You can also download tools compatible with Excel. For example Collectica for Excel is an add-on for Excel which includes pre-defined metadata elements where you can input your metadata directly into the dataset file (rather than having a separate Excel file for your metadata).

We will practice what you've learnt using a small teaching dataset based on the 2011 Young Life and Times Survey delivered by ARK in Northern Ireland.
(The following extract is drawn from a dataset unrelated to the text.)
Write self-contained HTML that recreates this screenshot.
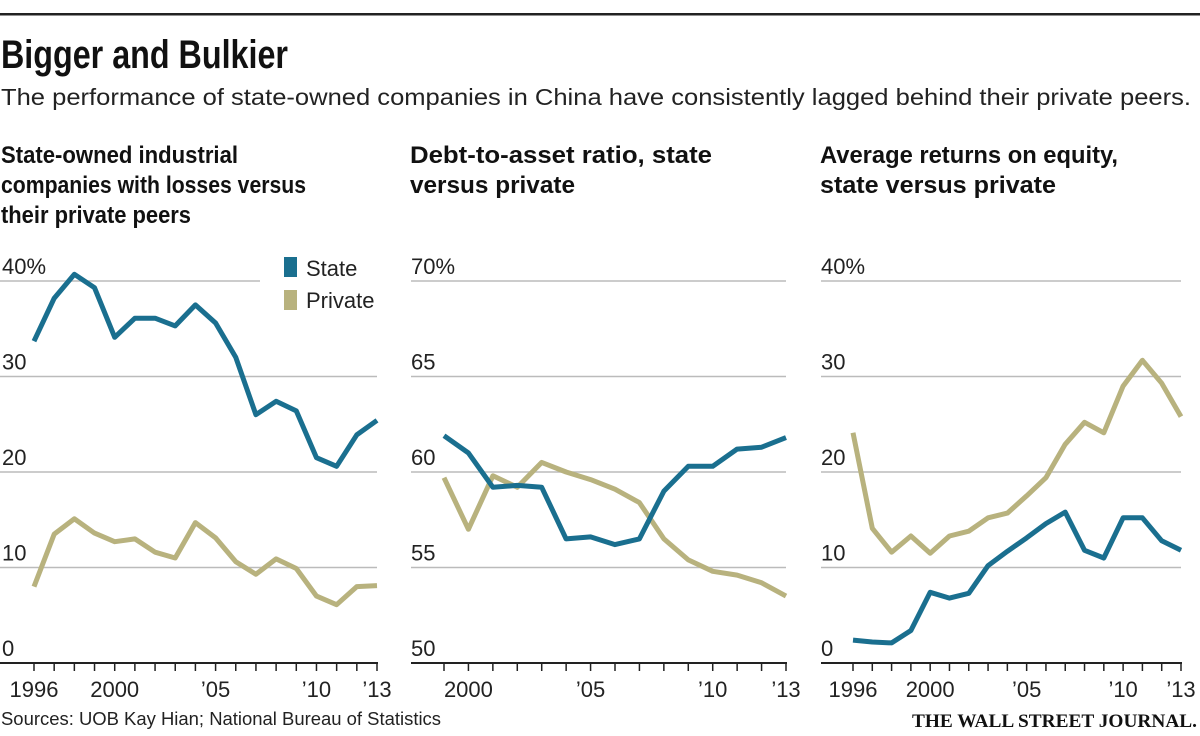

The full dataset has been deposited on the UK Data Service and can be seen here.

Research practice example

Imagine you're a social science researcher who has collected data using the survey below.

Alt Text

Through conducting this research you create the following dataset.

Dataset title: 7058_ylt11 teaching dataset

respondentID rsex yearsni placeliv ethncat memmec thisoct oct2yrs typeschl relschl
1211 2 16 2 [closed data] [closed data] 1 1 2 5
1212 1 16 3 [closed data] [closed data] 1 1 2 1
1213 1 16 2 [closed data] [closed data] 1 4 2 3
1214 1 16 5 [closed data] [closed data] 1 1 3 2
1215 2 16 3 [closed data] [closed data] 4 4 2 2
1216 1 16 1 [closed data] [closed data] 1 1 3 2
1217 1 16 2 [closed data] [closed data] 1 1 2 2
1218 2 16 3 [closed data] [closed data] 1 4 2 1
1219 2 16 2 [closed data] [closed data] 1 1 2 2
1220 1 16 2 [closed data] [closed data] 1 1 2 2

ARK. Young Life and Times Survey, 2011 [computer file]. ARK www.ark.ac.uk/ylt [distributor], May 2012

If you want to use an alternative teaching dataset, you can find more on the UK Data Service. Expand the box below to explore more.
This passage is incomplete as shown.